I can remember when I first started as an apprentice blood tester being told to seriously consider not joining the works pension scheme as I was told that (at that time) the average blood tester died three years before collecting their pension.
And I can remember the face of a friend who died from a rather rare type of brain tumour… the lab where she worked used to make thromboplastin from human brain.

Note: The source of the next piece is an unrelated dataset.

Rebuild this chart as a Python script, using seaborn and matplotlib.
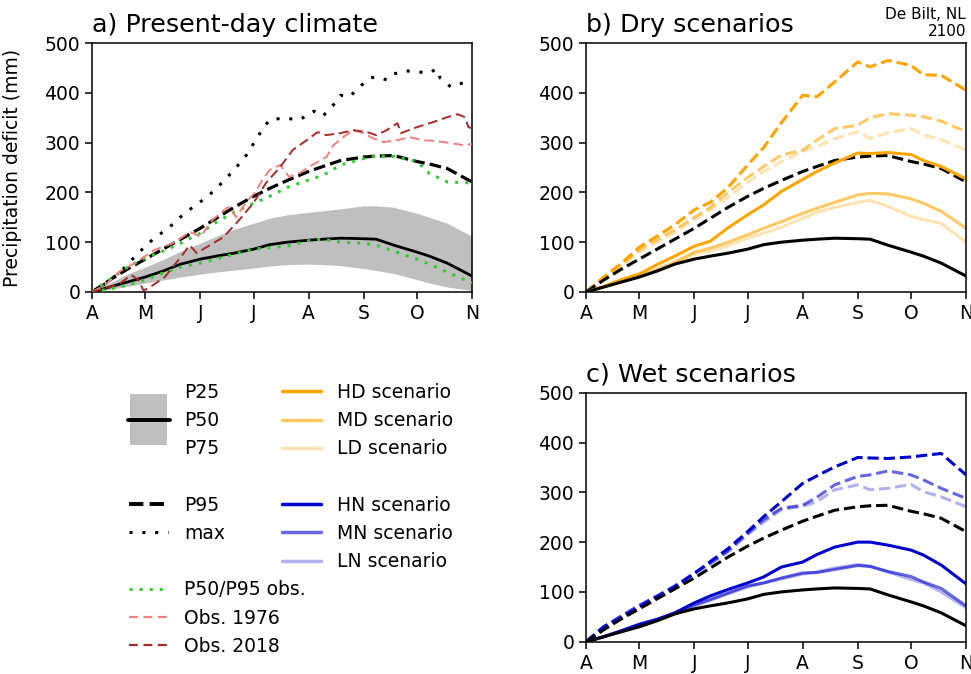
#!/usr/bin/env python3
"""
Precipitation deficit De Bilt: present-day climate vs. dry / wet scenarios
"""

import matplotlib
matplotlib.use('Agg')
import matplotlib.pyplot as plt
import seaborn as sns
from matplotlib.lines import Line2D
from matplotlib.patches import Rectangle
from matplotlib.legend_handler import HandlerBase

# ---- data (days since 1 April) ----
days = [0, 10, 20, 30, 40, 50, 61, 70, 80, 91, 100, 110, 122, 130, 140, 153, 160, 170, 183, 190, 200, 214]
month_days = [0, 30, 61, 91, 122, 153, 183, 214]
month_labels = ['A', 'M', 'J', 'J', 'A', 'S', 'O', 'N']

p25 = [0, 5, 11, 18, 24, 30, 36, 40, 44, 48, 52, 55, 56, 55, 53, 47, 43, 37, 25, 18, 10, 3]
p50 = [0, 10, 20, 30, 42, 56, 66, 72, 78, 86, 95, 100, 104, 106, 108, 107, 106, 94, 80, 72, 58, 32]
p75 = [0, 18, 36, 50, 65, 82, 98, 112, 126, 138, 148, 155, 160, 163, 167, 173, 173, 170, 158, 150, 138, 112]
p95 = [0, 24, 46, 66, 86, 106, 128, 148, 170, 192, 208, 224, 242, 252, 264, 271, 273, 274, 262, 257, 248, 221]

obs_p50 = [0, 6, 14, 24, 38, 50, 58, 66, 76, 86, 89, 92, 103, 106, 100, 98, 94, 82, 66, 56, 40, 18]
obs_p95 = [0, 25, 50, 68, 82, 98, 118, 140, 160, 178, 192, 210, 225, 234, 255, 268, 273, 272, 262, 238, 221, 219]

days_max = [0, 5, 16, 26, 35, 43, 50, 57, 65, 72, 80, 87, 95, 100, 108, 117, 125, 130, 136, 140, 145,
            152, 157, 160, 166, 170, 177, 183, 190, 194, 196, 202, 209, 214]
p_max = [0, 10, 40, 78, 108, 128, 151, 171, 191, 215, 245, 275, 321, 346, 349, 346, 363, 353, 376, 395, 392,
         416, 430, 432, 426, 438, 444, 442, 440, 448, 430, 412, 420, 421]

days_1976 = [0, 8, 15, 24, 35, 47, 55, 61, 68, 76, 78, 81, 87, 92, 96, 100, 106, 111, 117, 124, 132, 136,
             143, 147, 153, 158, 164, 172, 179, 186, 194, 202, 209, 214]
obs_1976 = [0, 15, 40, 58, 84, 100, 121, 111, 145, 169, 171, 150, 181, 201, 225, 245, 255, 231, 239, 255, 271, 295,
            315, 325, 319, 309, 301, 305, 311, 305, 303, 299, 295, 297]

days_2018 = [0, 8, 15, 22, 26, 29, 32, 41, 50, 55, 59, 65, 74, 83, 91, 98, 106, 113, 121, 127, 132, 140,
             147, 155, 160, 166, 172, 174, 183, 192, 200, 206, 210, 212, 214]
obs_2018 = [0, 8, 15, 34, 25, 3, 8, 30, 70, 94, 78, 91, 110, 145, 179, 219, 251, 285, 305, 321, 315, 319,
            325, 321, 315, 325, 339, 319, 331, 341, 351, 357, 351, 331, 329]

# dry scenarios
hd_p50 = [0, 11, 25, 36, 55, 72, 92, 102, 129, 155, 175, 202, 226, 242, 259, 279, 278, 280, 276, 264, 252, 227]
md_p50 = [0, 10, 21, 31, 45, 60, 80, 88, 100, 115, 128, 141, 158, 168, 180, 195, 198, 197, 187, 178, 162, 128]
ld_p50 = [0, 10, 20, 30, 43, 56, 76, 82, 93, 108, 118, 130, 148, 160, 170, 180, 184, 172, 152, 145, 138, 100]
hd_p95 = [0, 30, 58, 90, 112, 135, 165, 180, 210, 255, 290, 340, 395, 392, 422, 462, 452, 465, 455, 436, 435, 405]
md_p95 = [0, 28, 55, 85, 105, 125, 150, 170, 200, 230, 252, 275, 285, 305, 328, 335, 350, 358, 355, 352, 343, 322]
ld_p95 = [0, 27, 52, 80, 100, 120, 145, 165, 190, 220, 242, 262, 282, 292, 308, 322, 308, 320, 328, 315, 306, 285]

# wet scenarios
hn_p50 = [0, 10, 22, 35, 45, 58, 78, 92, 105, 118, 130, 150, 160, 175, 190, 200, 200, 194, 184, 174, 154, 116]
mn_p50 = [0, 10, 22, 34, 44, 56, 74, 85, 98, 112, 118, 128, 138, 139, 145, 153, 151, 141, 131, 120, 107, 72]
ln_p50 = [0, 10, 22, 34, 44, 56, 72, 83, 96, 110, 118, 126, 136, 140, 148, 155, 152, 140, 125, 118, 100, 68]
hn_p95 = [0, 30, 49, 70, 90, 110, 137, 161, 187, 221, 251, 281, 318, 333, 351, 370, 369, 368, 371, 374, 378, 335]
mn_p95 = [0, 30, 52, 73, 92, 112, 138, 158, 183, 218, 245, 268, 274, 290, 315, 332, 335, 343, 335, 325, 308, 288]
ln_p95 = [0, 30, 52, 73, 92, 112, 136, 156, 180, 215, 240, 265, 272, 281, 305, 315, 305, 308, 316, 301, 291, 271]

ORANGE = '#ffa500'
BLUE = '#0000cd'
GREEN = '#32cd32'
PINK = '#f08080'
BROWN = '#a52a2a'
BAND = '#bfbfbf'


class BandHandler(HandlerBase):
    """Grey P25-P75 box spanning three legend rows with P50 line in the middle."""
    def create_artists(self, legend, orig_handle, xdescent, ydescent, width, height, fontsize, trans):
        cy = (height - ydescent) / 2
        half = 1.36 * fontsize
        rect = Rectangle((-xdescent + 1, cy - half), width - 2, 2 * half,
                         facecolor=BAND, edgecolor='none', transform=trans)
        line = Line2D([-xdescent - 1, -xdescent + width + 1], [cy, cy], color='k', lw=2.8, transform=trans)
        return [rect, line]


def style_axis(ax):
    ax.set_xlim(0, 214)
    ax.set_ylim(0, 500)
    ax.set_xticks(month_days)
    ax.set_xticklabels(month_labels)
    ax.set_yticks([0, 100, 200, 300, 400, 500])
    ax.set_xlabel('')
    ax.set_ylabel('')


def main():
    sns.set_style('ticks', rc={'axes.edgecolor': 'black', 'xtick.color': 'black', 'ytick.color': 'black',
                              'text.color': 'black', 'axes.labelcolor': 'black'})
    plt.rcParams['font.family'] = ['DejaVu Sans']
    plt.rcParams['axes.linewidth'] = 1.1
    plt.rcParams['xtick.major.size'] = 5
    plt.rcParams['ytick.major.size'] = 5
    plt.rcParams['xtick.major.width'] = 1.1
    plt.rcParams['ytick.major.width'] = 1.1
    plt.rcParams['xtick.labelsize'] = 13.5
    plt.rcParams['ytick.labelsize'] = 13.5

    fig = plt.figure(figsize=(9.71, 6.74), dpi=100)
    ax_a = fig.add_axes([0.0947, 0.5668, 0.3914, 0.3694])
    ax_b = fig.add_axes([0.6035, 0.5668, 0.3914, 0.3694])
    ax_c = fig.add_axes([0.6035, 0.0479, 0.3914, 0.3694])

    dash = (0, (3.7, 1.6))
    dot_max = (0, (1, 3.2))
    dot_obs = (0, (1, 2.3))

    # a) present-day climate
    ax_a.fill_between(days, p25, p75, color=BAND, lw=0, zorder=1)
    sns.lineplot(x=days, y=p50, ax=ax_a, color='k', lw=2, zorder=3)
    sns.lineplot(x=days, y=p95, ax=ax_a, color='k', lw=2.3, linestyle=dash, zorder=3)
    sns.lineplot(x=days_max, y=p_max, ax=ax_a, color='k', lw=2.2, linestyle=dot_max, zorder=3)
    sns.lineplot(x=days, y=obs_p50, ax=ax_a, color=GREEN, lw=2.2, linestyle=dot_obs, zorder=4)
    sns.lineplot(x=days, y=obs_p95, ax=ax_a, color=GREEN, lw=2.2, linestyle=dot_obs, zorder=4)
    sns.lineplot(x=days_1976, y=obs_1976, ax=ax_a, color=PINK, lw=1.4, linestyle=(0, (5, 2.5)), zorder=4)
    sns.lineplot(x=days_2018, y=obs_2018, ax=ax_a, color=BROWN, lw=1.4, linestyle=(0, (5, 2.5)), zorder=4)
    style_axis(ax_a)
    ax_a.set_ylabel('Precipitation deficit (mm)', fontsize=13.5)
    ax_a.yaxis.set_label_coords(-0.184, 0.5)
    ax_a.set_title('a) Present-day climate', loc='left', fontsize=18.3, pad=8)

    # b) dry scenarios
    for vals, a in [(ld_p95, 0.3), (md_p95, 0.6), (hd_p95, 1.0)]:
        sns.lineplot(x=days, y=vals, ax=ax_b, color=ORANGE, alpha=a, lw=2.2, linestyle=dash)
    sns.lineplot(x=days, y=p95, ax=ax_b, color='k', lw=2.2, linestyle=dash)
    for vals, a in [(ld_p50, 0.3), (md_p50, 0.6), (hd_p50, 1.0)]:
        sns.lineplot(x=days, y=vals, ax=ax_b, color=ORANGE, alpha=a, lw=2.2)
    sns.lineplot(x=days, y=p50, ax=ax_b, color='k', lw=2.2)
    style_axis(ax_b)
    ax_b.set_title('b) Dry scenarios', loc='left', fontsize=18.3, pad=8)

    # c) wet scenarios
    for vals, a in [(ln_p95, 0.3), (mn_p95, 0.6), (hn_p95, 1.0)]:
        sns.lineplot(x=days, y=vals, ax=ax_c, color=BLUE, alpha=a, lw=2.2, linestyle=dash)
    sns.lineplot(x=days, y=p95, ax=ax_c, color='k', lw=2.2, linestyle=dash)
    for vals, a in [(ln_p50, 0.3), (mn_p50, 0.6), (hn_p50, 1.0)]:
        sns.lineplot(x=days, y=vals, ax=ax_c, color=BLUE, alpha=a, lw=2.2)
    sns.lineplot(x=days, y=p50, ax=ax_c, color='k', lw=2.2)
    style_axis(ax_c)
    ax_c.set_title('c) Wet scenarios', loc='left', fontsize=18.3, pad=8)

    fig.text(0.995, 0.99, 'De Bilt, NL\n2100', ha='right', va='top', fontsize=11, linespacing=1.15)

    # legends
    blank = Line2D([], [], color='none')
    band_key = object()
    left_handles = [blank, band_key, blank, blank,
                    Line2D([], [], color='k', lw=2.8, linestyle=dash),
                    Line2D([], [], color='k', lw=2.2, linestyle=dot_max),
                    blank,
                    Line2D([], [], color=GREEN, lw=2.2, linestyle=dot_obs),
                    Line2D([], [], color=PINK, lw=1.6, linestyle=(0, (4, 2.5))),
                    Line2D([], [], color=BROWN, lw=1.6, linestyle=(0, (4, 2.5)))]
    left_labels = ['P25', 'P50', 'P75', ' ', 'P95', 'max', ' ', 'P50/P95 obs.', 'Obs. 1976', 'Obs. 2018']
    leg_kw = dict(loc='upper left', frameon=False, borderpad=0, borderaxespad=0, fontsize=13.5,
                  handlelength=2.1, handletextpad=0.85, labelspacing=0.49)
    fig.legend(left_handles, left_labels, bbox_to_anchor=(129 / 971, 1 - 383 / 674),
               handler_map={band_key: BandHandler()}, **leg_kw)

    right_handles = [Line2D([], [], color=ORANGE, alpha=a, lw=2.5) for a in (1.0, 0.6, 0.3)]
    right_handles += [blank]
    right_handles += [Line2D([], [], color=BLUE, alpha=a, lw=2.5) for a in (1.0, 0.6, 0.3)]
    right_labels = ['HD scenario', 'MD scenario', 'LD scenario', ' ', 'HN scenario', 'MN scenario', 'LN scenario']
    fig.legend(right_handles, right_labels, bbox_to_anchor=(282 / 971, 1 - 383 / 674), **leg_kw)

    fig.savefig('out.png', dpi=100)
    plt.close(fig)


if __name__ == "__main__":
    main()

Four of them in the same lab died of the very same type of tumour within a few weeks of each other…
 
I sometimes take a deep breath when the trainees put on their gloves and goggles, but they are right to do so.
For all that I grumble about recent changes in the workplace, some have been for the better.

2 April 2026 (Thursday) - NEQAS 2602 BF

I got the results of NEQAS morphology survey 2602BF today…
 
2602BF1 I said:
 
Hypochromia (consensus 4th)
Target cells  (consensus 1st)
Large plts (consensus 2nd)
Neutropenia (consensus 14th)
 
I wrote “? thal ? SC disease”. The expert opinion said: “These features are all suggestive of Hb SC disease and this was confirmed on HPLC though the degree of microcytosis should lead to the consideration of a coexistent alpha thalassemia trait
 
 
2602BF2 I said:
 
Hypochromia (consensus 1st)
Microcytosis (consensus 2nd)
Pencil cells (consensus 3rd)
Tear drop cells (consensus 5th)
^ plts (consensus 4th)
 
I thought this was a case of iron deficiency. It was.

 

31 March 2026 (Tuesday) - IBMS Update

The IBMS sent their update today – you can read it by clicking here. I must admit I’m quite a critic of the IBMS but this was one of their better offerings.
I did like the article about infections in feature films… I was reminded of an episode nearly thirty years ago when I wrote to the BBC. A rather poor doctor in the TV show “Casualty was told that they would be lucky to end up in a path lab. The BBC replied saying that they were sorry for any offence caused, and they acknowledged that the average path lab worked is educated to postgraduate standards. But what they were striving for was dramatic effect.
Nothing has changed in the meantime…

 

30 March 2026 (Monday) - AML

Back in the day we’d just judge on what we saw down the microscope. Didn’t I comment on that the other day?